Sa proximité avec Louis XV et le Dauphin Louis Ferdinand font de lui un personnage puissant à la Cour. Il fait partie des intimes invités dans les appartements privés du Roi et assiste parfois aux fameux " petits soupers " où le Roi s'affranchit de la lourde étiquette de la Cour.  Cependant, l'auteur ne manque pas de préciser que même anobli (en 1749),  La Martinière demeure à la lisière du monde de la grande noblesse qui forme l'entourage du souverain. Pour ces personnages " de qualité ", le chirurgien, en dépit de son anoblissement, reste quasiment invisible.
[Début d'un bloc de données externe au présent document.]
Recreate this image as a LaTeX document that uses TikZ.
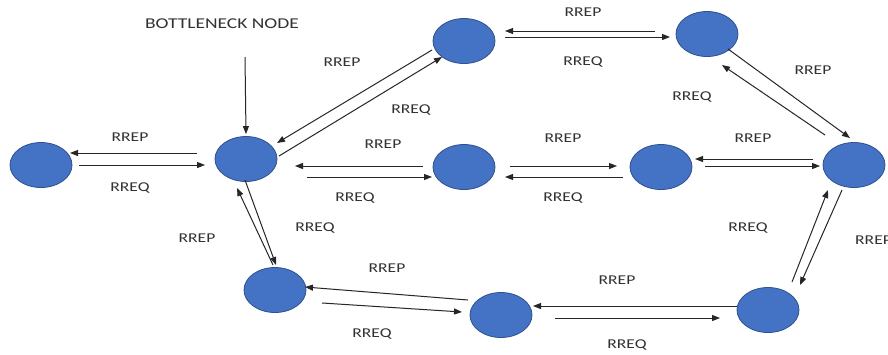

Si l'auteur décrit abondement la vie quotidienne à Versailles, il n’approfondit guère la position de La Martinière au sein des jeux de pouvoirs de la Cour. François Iselin insiste  sur l'indéfectible loyauté de La Martinière envers Louis XV ainsi qu'envers son premier protecteur; le Grand Écuyer, Charles de Lorraine. François Iselin évoque rapidement le peu d'affection de ce fervent catholique pour la Marquise de Pompadour et encore moins pour Madame du Barry. Il le présente plutôt comme proche du clan des dévots entourant le Dauphin Louis-Ferdinand.
Enfin, si François Iselin présente La Martinière comme un homme généreux et désintéressé, il faut toutefois noter que le chirurgien du Roi est loin d’être incompétent en affaires. En effet, il construit sa fortune non seulement grâce à ses différentes charges de chirurgien mais participe également, grâce à ses relations, à des opérations commerciales qui lui apportent de substantiels bénéfices, comme par exemple la fourniture des fourrages de la Grande Écurie   .
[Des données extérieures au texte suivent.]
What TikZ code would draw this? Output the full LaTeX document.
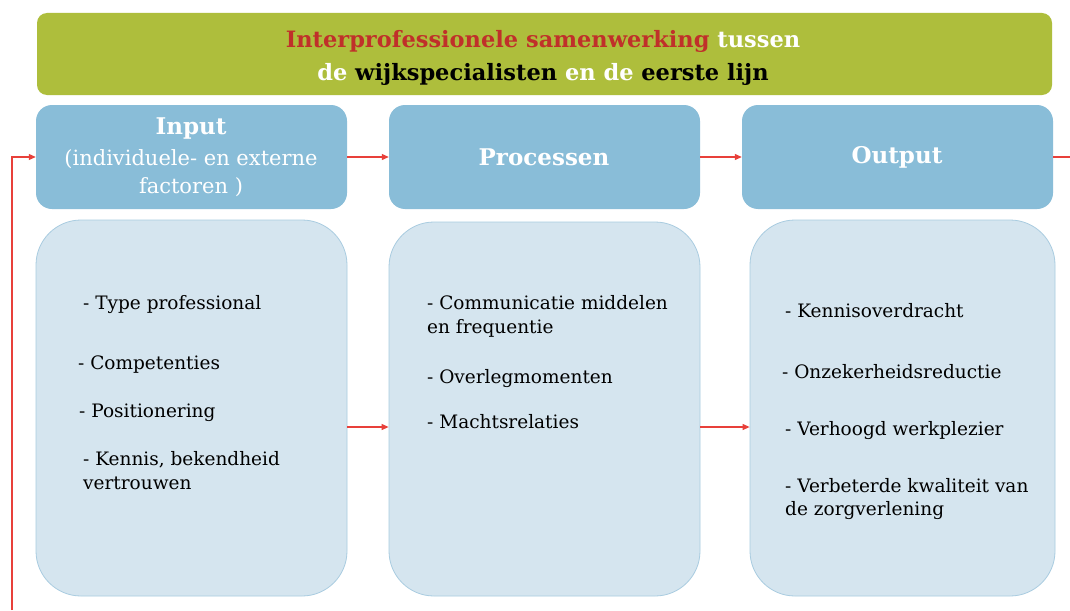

Sa longévité à Versailles au service de deux rois, prouve, s'il en était besoin, que Germain de la Martinière fut un homme de Cour aguerri.


Destiné au grand public, cet ouvrage est agréable à lire et d'un accès facile, l'auteur n'hésitant pas à mettre en scène la vie quotidienne de La Martinière à travers de nombreuses anecdotes, tout en reposant sur une riche documentation issue notamment des archives de Versailles et de la succession contestée de La Martinière. Avec ce livre François Iselin rend hommage à un personnage clé de l'histoire de la chirurgie, aujourd'hui plus connu pour son injonction à Louis XV, que pour son rôle essentiel dans ma mise en œuvre de réformes qui marquent la fin de l'autorité du médecin sur le chirurgien.